Bouquet of Barbed Wire - (DVD) Review
Review by Lizzie Guilfoyle
WHEN Andrea Newman’s Bouquet of Barbed Wire first aired in 1976 it caused quite a stir, not least for its depiction of a father’s obsessive and incestuous love for his teenage daughter. But times have changed and the reworking of this psychological thriller no longer has the same power to shock. That doesn’t, however, mean it isn’t good because it most certainly is.
The story begins in the present, with Peter Manson (Trevor Eve) rushing to the site of a road traffic accident, where we see him peering horrified into the wreckage of an overturned car. Cue: turn back time and view the events leading up to the crash….
What soon becomes obvious is the nature of Manson’s love for his daughter Prue (Imogen Poots) and when her English teacher/boyfriend announces that Prue is expecting his child, all hell breaks loose. But worse is to follow, for against her parent’s wishes Prue marries her lover and the two set up home in his run-down flat.
Stepping into the capable shoes of Frank Finlay and Susan Penhaligon, the original father and daughter, was never going to be easy but both Eve and Poots manage to stamp their authority on the roles, quickly making them their own.
Eve, in particular, shines as the father tormented by visions of his daughter with another man. By turn angry, baffled and grief-stricken, his descent into madness makes harrowing viewing. But Peter isn’t all he seems, as son-in-law Gavin (Tom Riley) knows only too well.
Riley brings a tangible menace to the role, his Gavin adeptly turning the tables so that our sympathies eventually lie not with Peter but with him. For, if we’re truly honest, who amongst us wouldn’t want to avenge a wrong done to a loved one, particularly if it had such devastating consequences. Of course that doesn’t make it right because inevitably innocent by-standers like Prue become as much a victim as the intended target.

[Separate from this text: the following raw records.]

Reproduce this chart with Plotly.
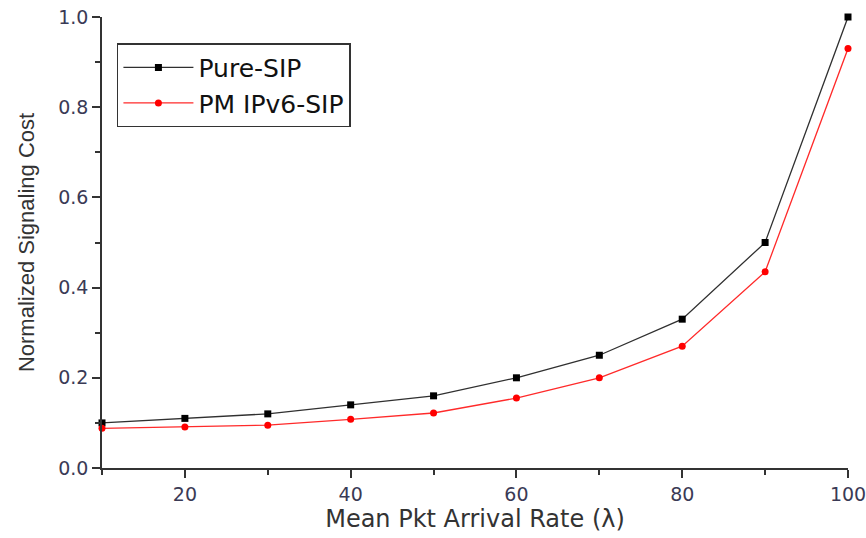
import plotly.graph_objects as go

rate = [10, 20, 30, 40, 50, 60, 70, 80, 90, 100]
pure_sip = [0.100, 0.110, 0.120, 0.140, 0.160, 0.200, 0.250, 0.330, 0.500, 1.000]
pmipv6_sip = [0.088, 0.091, 0.095, 0.108, 0.122, 0.155, 0.200, 0.270, 0.435, 0.930]

x_ticks = [20, 40, 60, 80, 100]
y_ticks = [0.0, 0.2, 0.4, 0.6, 0.8, 1.0]

fig = go.Figure()
fig.add_trace(go.Scatter(x=rate, y=pure_sip, mode="lines+markers", name="Pure-SIP",
                         line=dict(color="#303030", width=1.3),
                         marker=dict(symbol="square", size=7, color="black"),
                         cliponaxis=False))
fig.add_trace(go.Scatter(x=rate, y=pmipv6_sip, mode="lines+markers", name="PM IPv6-SIP",
                         line=dict(color="#ff2a2a", width=1.3),
                         marker=dict(symbol="circle", size=7, color="#ff0000"),
                         cliponaxis=False))

axis_common = dict(showline=True, linecolor="#333333", linewidth=1.5, ticks="outside",
                   ticklen=8, tickwidth=1.5, tickcolor="#333333", showgrid=False, zeroline=False,
                   tickfont=dict(family="DejaVu Sans", size=19, color="#3a3a55"),
                   mirror=False, automargin=False, ticklabeloverflow="allow")

fig.update_layout(
    width=866, height=538,
    margin=dict(l=102, r=18, t=17, b=70, autoexpand=False),
    paper_bgcolor="white", plot_bgcolor="white",
    font=dict(family="DejaVu Sans", color="#333333"),
    xaxis=dict(range=[10, 100], tickvals=x_ticks,
               title=dict(text="Mean Pkt Arrival Rate (λ)",
                          font=dict(family="DejaVu Sans", size=24, color="#333333"), standoff=6),
               minor=dict(ticks="outside", ticklen=5, tickwidth=1.5, tickcolor="#333333", dtick=10, tick0=10, showgrid=False),
               **axis_common),
    yaxis=dict(range=[0, 1.0], tickvals=y_ticks, tickformat=".1f",
               title=dict(text="Normalized Signaling Cost",
                          font=dict(family="Liberation Sans, Arial", size=22, color="#333333"), standoff=18),
               minor=dict(ticks="outside", ticklen=5, tickwidth=1.5, tickcolor="#333333", dtick=0.1, tick0=0, showgrid=False),
               **axis_common),
    legend=dict(x=0.02, y=0.942, xanchor="left", yanchor="top",
                bordercolor="#333333", borderwidth=1.5, bgcolor="white",
                font=dict(family="DejaVu Sans", size=25, color="#111111"), itemwidth=70, tracegroupgap=0),
    showlegend=True,
)

fig.write_html("out.html")
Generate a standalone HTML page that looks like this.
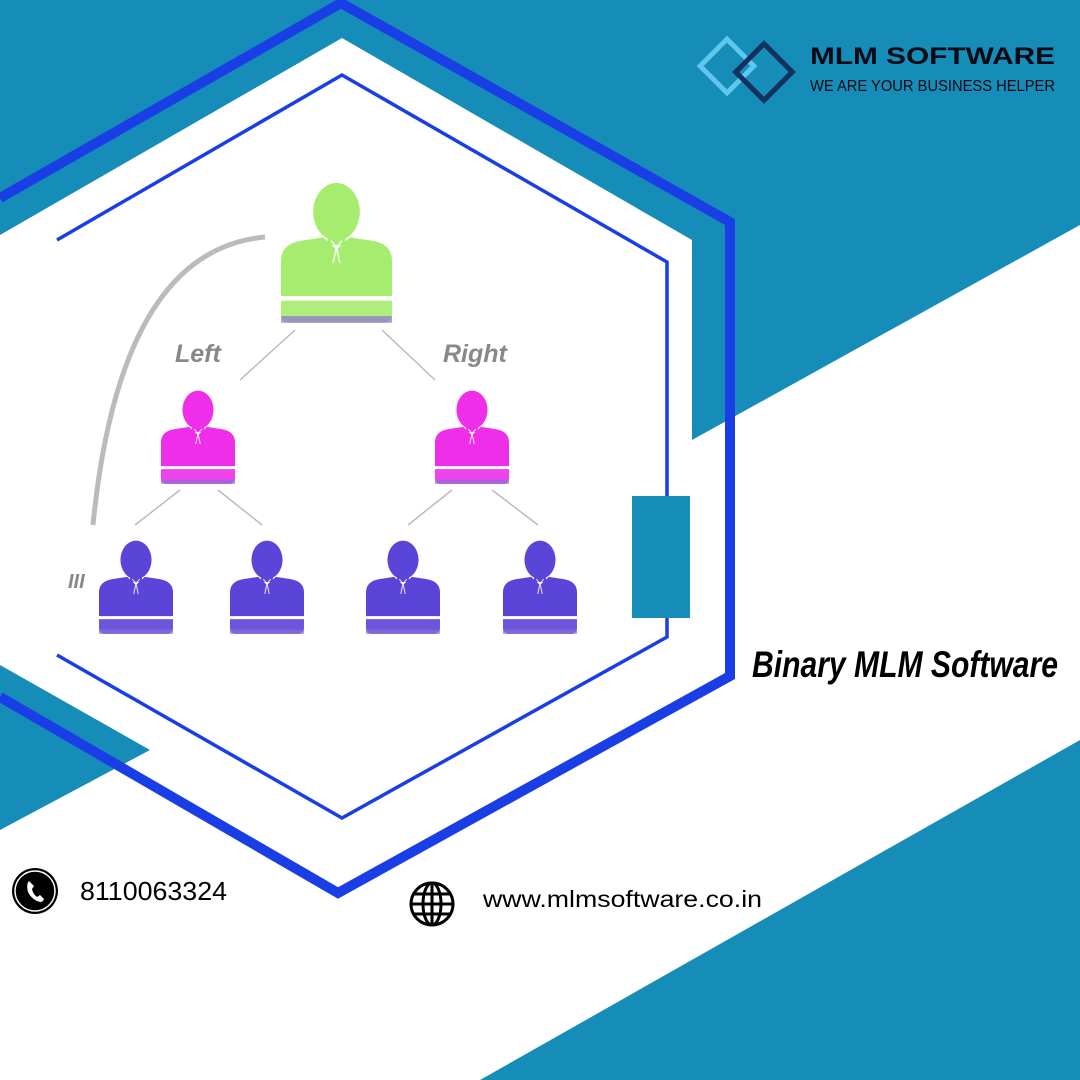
<!DOCTYPE html>
<html><head><meta charset="utf-8"><style>
html,body{margin:0;padding:0;width:1080px;height:1080px;overflow:hidden;background:#168cb9}
svg{display:block}
</style></head><body>
<svg width="1080" height="1080" viewBox="0 0 1080 1080" xmlns="http://www.w3.org/2000/svg">
<defs>
<symbol id="p" viewBox="0 0 100 128">
<ellipse cx="50" cy="26" rx="21" ry="26"/>
<rect x="42" y="44" width="16" height="12"/>
<path d="M0 70 Q0 55 18 52 L38 49 L50 60 L62 49 L82 52 Q100 55 100 70 L100 102 L0 102 Z"/>
<path d="M0 106 L100 106 L100 118 Q100 124 94 126 L6 126 Q0 124 0 118 Z" opacity="0.9"/>
<path d="M0 120 L100 120 L100 126 L0 126 Z" fill="#8a6fd8" opacity="0.7"/>
<path d="M45 52 L50 58 L55 52 M50 58 L47 72 M50 58 L53 72" stroke="#fff" stroke-width="1.5" fill="none" opacity="0.8"/>
</symbol>
</defs>
<!-- white regions -->
<polygon points="0,235 342,38 692,240 692,440 1080,225 1080,740 480,1080 0,1080" fill="#fff"/>
<polygon points="0,665 150,750 0,830" fill="#168cb9"/>
<!-- outer thick hexagon -->
<polyline points="0,198 341,3 730,222 730,676 338,893 0,697" fill="none" stroke="#1a3ee6" stroke-width="10"/>
<!-- inner thin hexagon -->
<polyline points="57,240 342,75 667,262 667,637 342,818 57,655" fill="none" stroke="#1a3ee6" stroke-width="3.5"/>
<rect x="632" y="496" width="58" height="122" fill="#168cb9"/>
<!-- arc -->
<path d="M265 237 Q120 250 93 525" fill="none" stroke="#bbb" stroke-width="5"/>
<!-- connector lines -->
<g stroke="#bbb" stroke-width="1.5">
<line x1="295" y1="330" x2="240" y2="380"/>
<line x1="382" y1="330" x2="435" y2="380"/>
<line x1="180" y1="490" x2="135" y2="525"/>
<line x1="218" y1="490" x2="262" y2="525"/>
<line x1="452" y1="490" x2="408" y2="525"/>
<line x1="492" y1="490" x2="538" y2="525"/>
</g>
<!-- people -->
<use href="#p" x="281" y="183" width="111" height="142" fill="#a6ec6e"/>
<use href="#p" x="161" y="385" width="74" height="106" fill="#ee2ee8"/>
<use href="#p" x="435" y="385" width="74" height="106" fill="#ee2ee8"/>
<use href="#p" x="99" y="535" width="74" height="106" fill="#5b44d8"/>
<use href="#p" x="230" y="535" width="74" height="106" fill="#5b44d8"/>
<use href="#p" x="366" y="535" width="74" height="106" fill="#5b44d8"/>
<use href="#p" x="503" y="535" width="74" height="106" fill="#5b44d8"/>
<g font-family="Liberation Sans, sans-serif" font-style="italic" font-weight="bold" fill="#888" font-size="25">
<text x="175" y="362">Left</text>
<text x="443" y="362">Right</text>
<text x="68" y="588" font-size="20">III</text>
</g>
<!-- logo -->
<rect x="708" y="47" width="38" height="38" transform="rotate(45 727 66)" fill="none" stroke="#5fc6ee" stroke-width="5"/>
<rect x="744" y="52" width="40" height="40" transform="rotate(45 764 72)" fill="none" stroke="#14315e" stroke-width="5"/>
<text x="810" y="64" font-family="Liberation Sans, sans-serif" font-weight="bold" font-size="24" fill="#0a0a14" textLength="245" lengthAdjust="spacingAndGlyphs">MLM SOFTWARE</text>
<text x="810" y="91" font-family="Liberation Sans, sans-serif" font-size="16" fill="#0a0a14" textLength="245" lengthAdjust="spacingAndGlyphs">WE ARE YOUR BUSINESS HELPER</text>
<!-- title -->
<text x="752" y="677" font-family="Liberation Sans Narrow, Liberation Sans, sans-serif" font-style="italic" font-weight="bold" font-size="37" fill="#000" textLength="306" lengthAdjust="spacingAndGlyphs">Binary MLM Software</text>
<!-- phone -->
<circle cx="35" cy="891" r="23" fill="#000"/>
<circle cx="35" cy="891" r="20" fill="none" stroke="#fff" stroke-width="1.5"/>
<path d="M29 881 Q26 884 28 892 Q32 900 40 902 Q43 902 44 899 L40 895 L37 897 Q33 894 32 889 L34 886 Z" fill="#fff"/>
<text x="80" y="900" font-family="Liberation Sans, sans-serif" font-size="26" fill="#000" textLength="147" lengthAdjust="spacingAndGlyphs">8110063324</text>
<!-- globe -->
<g fill="none" stroke="#000" stroke-width="3">
<circle cx="432" cy="904" r="21"/>
<ellipse cx="432" cy="904" rx="9" ry="21"/>
<line x1="432" y1="883" x2="432" y2="925"/>
<line x1="411" y1="904" x2="453" y2="904"/>
<line x1="414" y1="894" x2="450" y2="894"/>
<line x1="414" y1="914" x2="450" y2="914"/>
</g>
<text x="483" y="907" font-family="Liberation Sans, sans-serif" font-size="23" fill="#000" textLength="279" lengthAdjust="spacingAndGlyphs">www.mlmsoftware.co.in</text>
</svg>
</body></html>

Which brings me to Cassie, Prue’s mother, whose marriage to Peter is severely tested by the on-going events. In Hermione Norris’ hands, Cassie is sophisticated and intelligent but seemingly unemotional – all the more satisfying then, when she breaks the mould and screams at Peter like the proverbial fishwife.
But what kind of mother betrays her daughter by sleeping with her husband? One I suspect, who is only too well aware of her own husband’s true feelings for his daughter – something that is only fleetingly evident and on just the one occasion. However, there can be no mistaking it.
There’s also fine support from Jemima Rooper as Peter’s new employee Sarah, to whom he turns for affection.
Diehard fans of the original series will no doubt be disappointed, particularly as certain liberties have been taken with the storyline. Nevertheless, the essence remains the same, making Bouquet of Barbed Wire as compulsive viewing in 2010 as is was back in 1976.